討論相手のSekioさんが、私の論考を引用されていますので、割り込み失礼します。
>劣化ウランは天然ウランから核分裂物質235を抽出した廃棄物U238を主成分としたものですが、強い放射線を出すU235も抽出できずに残ったものが含まれています。
「強い放射線を出すU235」とは、どういう意味でしょうか。238Uも強い放射線を出しますが、「強い」とは、エネルギーのことでしょうか、それとも量のことでしょうか。どちらの場合であっても、両者を比較してどれくらい違うのかお示しいただけましたら幸いです。
もしかしたら、核分裂反応による放射線のことでしょうか。自然の状態では、むしろ238Uの方が自発核分裂を起こして中性子線も出すのに比べ、235Uは自発核分裂を(ほとんど)起こさないことをご存じでしょうか。
>しかしその量はわずかで濃縮前の天然ウランよりも低い値であり、一般的に安全基準を超えるような量を放出することはなく、外部被爆による健康被害の可能性は非常に低いとされています。
劣化ウランも、天然のウランも、原発で使用される濃縮ウランも、どれも皆238Uを「主成分」としますが、大歩危さんがお考えになる235Uの「危険性」の効果は、どれくらいの濃縮率で現れるとお考えでしょうか。その根拠とともにお示しいただければ幸いです。
「安全基準を超えるような量を放出することはない」とは、人の生活空間に放置しても問題ないくらいの放射線量であるという意味でしょうか。だとしたら、どこでそのような説明がなされているのでしょうか。
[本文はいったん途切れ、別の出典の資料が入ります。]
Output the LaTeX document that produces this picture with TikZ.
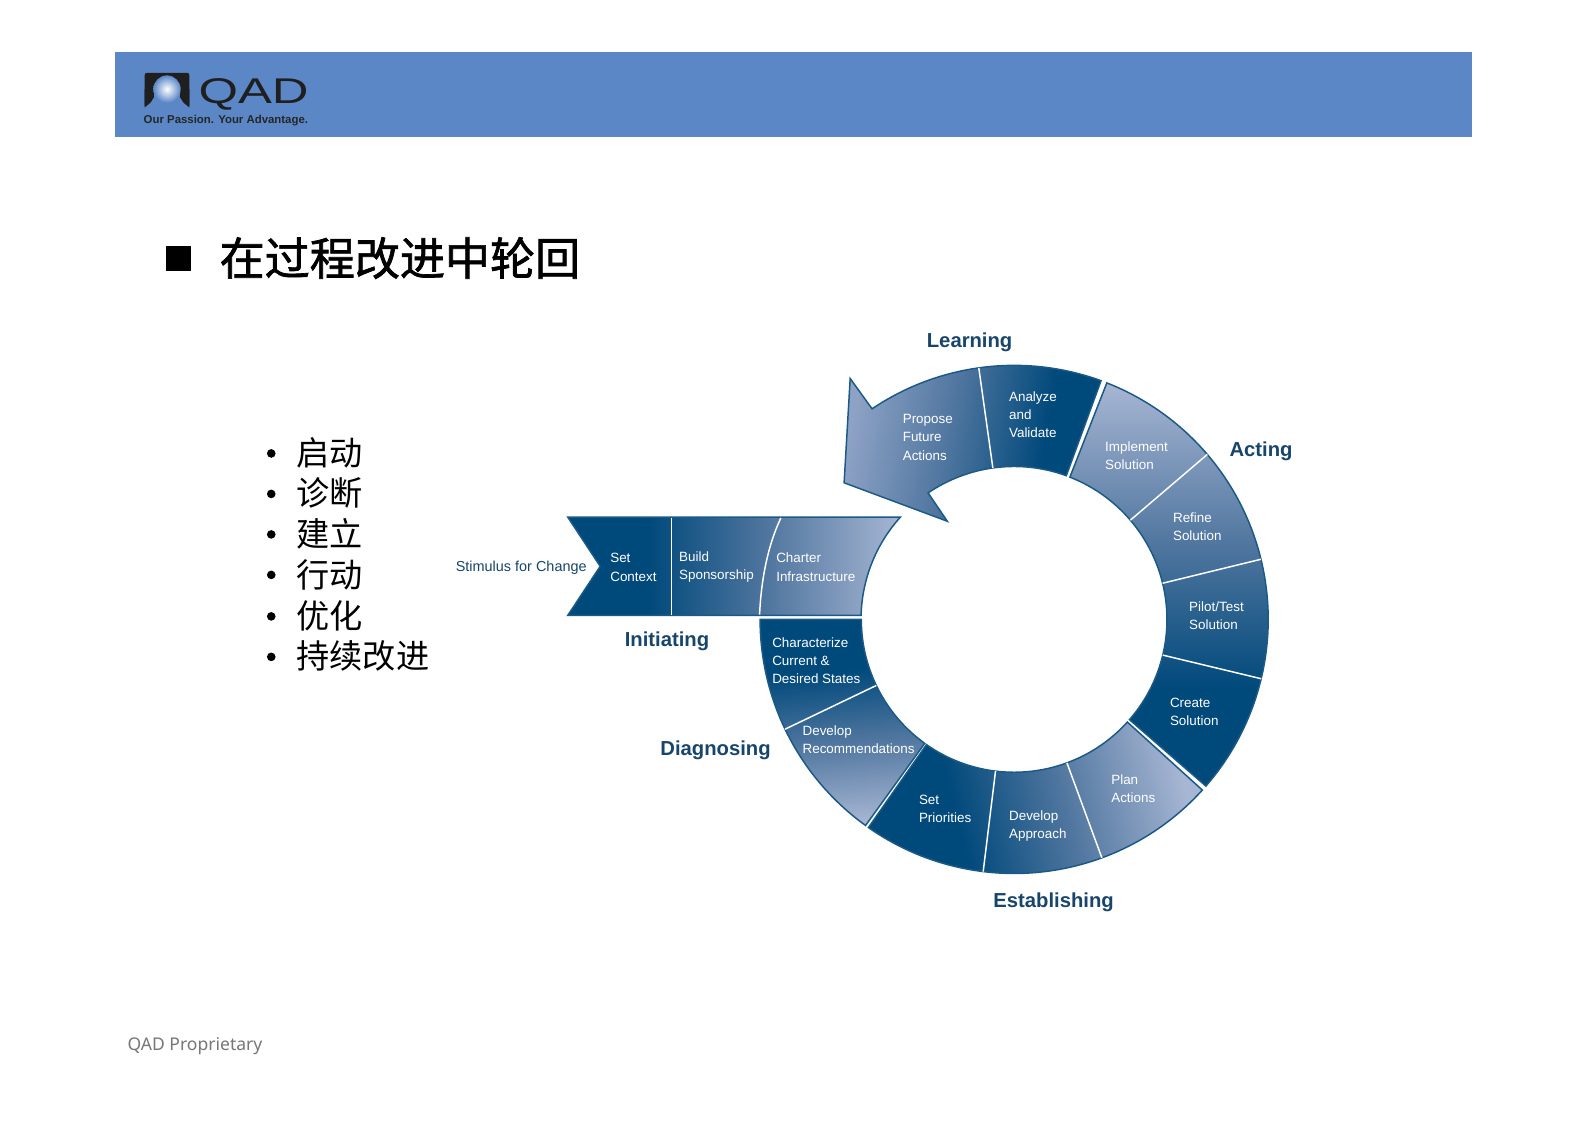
\documentclass[tikz,border=0pt]{standalone}
\usepackage{fontspec}
\usetikzlibrary{calc}
\setmainfont{Liberation Sans}
\newfontfamily\cjk[AutoFakeBold=1.5]{Noto Sans CJK SC}
\newfontfamily\cjkplain{Noto Sans CJK SC}
\newfontfamily\footfont{Noto Sans}
\definecolor{banner}{HTML}{5B87C7}
\definecolor{dk}{HTML}{00497B}
\definecolor{md}{HTML}{50769F}
\definecolor{lt}{HTML}{A7B6D3}
\definecolor{ltb}{HTML}{8DA2C5}
\definecolor{edge}{HTML}{1B5A86}
\definecolor{labelc}{HTML}{17456B}
\definecolor{footc}{HTML}{777777}
\pgfdeclarehorizontalshading{ramp}{100bp}{color(0bp)=(dk); color(25bp)=(dk); color(37bp)=(dk); color(55bp)=(md); color(75bp)=(lt); color(100bp)=(lt)}
\pgfdeclarehorizontalshading{rampsoft}{100bp}{color(0bp)=(dk); color(25bp)=(dk); color(35bp)=(dk); color(55bp)=(md); color(75bp)=(ltb); color(100bp)=(ltb)}
\tikzset{
  x=0.75pt,y=0.75pt,
  band/.style={shading=ramp,draw=edge,line width=1.1pt,line join=miter},
  divider/.style={draw=white,line width=1.1pt},
  seglabel/.style={anchor=west,align=left,inner sep=0pt,outer sep=0pt,text=white,font=\fontsize{9.95}{13.5}\selectfont},
  phase/.style={inner sep=0pt,outer sep=0pt,text=labelc,font=\fontsize{15}{18}\selectfont\bfseries},
  zh/.style={anchor=west,inner sep=0pt,outer sep=0pt,text=black,font=\fontsize{24.6}{28}\selectfont\cjkplain},
  dot/.style={circle,fill=black,inner sep=0pt,minimum size=6.4pt},
}
\newcommand{\RO}{188.25pt}
\newcommand{\RI}{113.25pt}
\newcommand{\ringpath}[2]{($(C)+(#1:\RO)$) arc[start angle=#1,end angle=#2,radius=\RO] -- ($(C)+(#2:\RI)$) arc[start angle=#2,end angle=#1,radius=\RI] -- cycle}
\newcommand{\spoke}[1]{\draw[divider] ($(C)+(#1:\RI)$) -- ($(C)+(#1:\RO)$);}
\begin{document}
\begin{tikzpicture}
\useasboundingbox (0,0) rectangle (1568,-1107.6);
\fill[white] (0,0) rectangle (1568,-1107.6);
\coordinate (C) at (1002,-612);
% banner
\fill[banner] (113.5,-51) rectangle (1454,-135);
% logo
\fill[black!88,rounded corners=1.5pt] (143,-72) -- (187,-72) -- (187,-106) -- (181,-101) -- (178,-95) -- (152,-95) -- (149,-101) -- (143,-106) -- cycle;
\fill[banner] (152,-96) rectangle (178,-90);
\shade[inner color=white,outer color=banner] (165,-88) circle[radius=13.5];
\fill[black!88] (150.6,-90) -- (152,-96) -- (149,-101) -- (143,-106) -- (143,-88) -- cycle;
\fill[black!88] (179.4,-90) -- (178,-96) -- (181,-101) -- (187,-106) -- (187,-88) -- cycle;
\node[inner sep=0pt,outer sep=0pt,text=black!88,xscale=1.42] (qad) at (250.5,-93) {\fontsize{26.5}{28}\selectfont QAD};
\node[anchor=west,inner sep=0pt,outer sep=0pt,text=black!85,font=\fontsize{8.45}{10}\selectfont\bfseries] (slogan) at (142,-119) {Our Passion. Your Advantage.};
% title
\fill[black] (164,-243) rectangle (189,-268);
\node[anchor=west,inner sep=0pt,outer sep=0pt,font=\fontsize{33.4}{36}\selectfont\cjk\bfseries] (title) at (217,-255) {在过程改进中轮回};
% list
\node[dot] (d1) at (268,-448) {}; \node[zh] (t1) at (293,-447.5) {启动};
\node[dot] (d2) at (268,-488) {}; \node[zh] (t2) at (293,-487.5) {诊断};
\node[dot] (d3) at (268,-528) {}; \node[zh] (t3) at (293,-527.5) {建立};
\node[dot] (d4) at (268,-568) {}; \node[zh] (t4) at (293,-568) {行动};
\node[dot] (d5) at (268,-609) {}; \node[zh] (t5) at (293,-608.5) {优化};
\node[dot] (d6) at (268,-649) {}; \node[zh] (t6) at (293,-648.5) {持续改进};
% Initiating band
\path[band,shading angle=0] (561,-511) -- (889.5,-511) arc[start angle=138.0,end angle=178.5,radius=\RI] -- (561,-608) -- (593,-559.5) -- cycle;
\draw[divider] (663.5,-511.8) -- (663.5,-607.2);
\draw[divider] (771.5,-511.8) .. controls (759,-538) and (752,-572) .. (750.5,-607.2);
% Diagnosing
\path[band,shading angle=-85] \ringpath{234.2}{180};
\spoke{205.6}
% Establishing
\path[band,shading angle=14] \ringpath{-125}{-42.2};
\spoke{-97}
\spoke{-69.8}
% Acting
\path[band,shading angle=90] \ringpath{-41}{68.6};
\spoke{-13.5}
\spoke{13.7}
\spoke{40.5}
% Learning
\path[band,shading=rampsoft,shading angle=170] ($(C)+(70:\RO)$) arc[start angle=70,end angle=124,radius=\RO] -- (840,-374) -- (834,-477) -- (936,-515) -- (917,-487) arc[start angle=124.2,end angle=70,radius=\RI] -- cycle;
\spoke{98}
% segment texts
\node[seglabel] (s1) at (603,-560.5) {Set\\Context};
\node[seglabel] (s2) at (671,-560.5) {Build\\Sponsorship};
\node[seglabel] (s3) at (767,-560.5) {Charter\\Infrastructure};
\node[seglabel] (s4) at (763,-653) {Characterize\\Current \&\\Desired States};
\node[seglabel] (s5) at (793,-731) {Develop\\Recommendations};
\node[seglabel] (s6) at (908,-799) {Set\\Priorities};
\node[seglabel] (s7) at (997,-816.5) {Develop\\Approach};
\node[seglabel] (s8) at (1098,-779) {Plan\\Actions};
\node[seglabel] (s9) at (1156,-703) {Create\\Solution};
\node[seglabel] (s10) at (1175,-608) {Pilot/Test\\Solution};
\node[seglabel] (s11) at (1159,-520) {Refine\\Solution};
\node[seglabel] (s12) at (1092,-450) {Implement\\Solution};
\node[seglabel] (s13) at (997,-410) {Analyze\\and\\Validate};
\node[seglabel] (s14) at (892,-432) {Propose\\Future\\Actions};
\node[inner sep=0pt,outer sep=0pt,text=labelc,font=\fontsize{10.7}{13}\selectfont] (stim) at (515,-561) {Stimulus for Change};
% phase labels
\node[phase] (learning) at (958,-338) {Learning};
\node[phase] (acting) at (1246,-446) {Acting};
\node[phase] (initiating) at (659,-633.5) {Initiating};
\node[phase] (diagnosing) at (707,-741.5) {Diagnosing};
\node[phase] (establishing) at (1041,-891.5) {Establishing};
% footer
\node[anchor=west,inner sep=0pt,outer sep=0pt,text=footc,font=\fontsize{13}{16}\selectfont\footfont] (foot) at (126,-1033.5) {QAD Proprietary};
\end{tikzpicture}
\end{document}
すみませんが、出典、もしくは根拠を教えて下さい。
>また、破壊されて微粉末になり表面積が増加しても、放射線強度が強まることはないので、直接接触すること等による外部被爆に変化ありません。
私は、6/9(イラク討論欄)で、放射性物質の自己遮蔽効果のために、実際に外部へ放出される放射線の量は表面積に依存することを、詳しく解説しましたが、これを誤りとされる根拠をお示し下さい。
>米軍の誤射による鳥島での調査に類したことは、治安が回復すれば比較的容易に実施できると考えます。
「安全だ」、「なんの問題もない」と説明している者が、どうして治安が回復すれば、そのような調査をするようになるのか、私には、その論理がわかりません。だれかが「危険だから」と説得しない限り、そのような調査はなされないのではないでしょうか。大歩危さんのお考えをお聞かせ下さい。
>広島・長崎の被爆に関連して外部被爆を問題にしたのは、内部被爆による生殖細胞への影響場面が想定できにくかったことと、内部被爆は広島・長崎とは比較にならないほど小さいと見積もったことによります。
ICRPの勧告に基づく、日本の原子力基本法関連の法令において、被爆線量見積もりにおける「組織加重係数」が、生殖細胞 において特に高い値が設定されていることをご存じだと思います。被爆の危険性は、細胞分裂が盛んな組織、分化が未発達な細胞において顕著に現れるからです。β線による睾丸等への影響は当然考えられます。また、原爆の残留放射能による被爆は、基本的に核分裂生成物である短寿命核種によって起こされ、数ヶ月の内に指数関数的に減少して安全レベルに達しています。半永久的に続く劣化ウランの放射能と、どうしてそんなに単純に比較できるのか、お考えをお聞かせ下さい。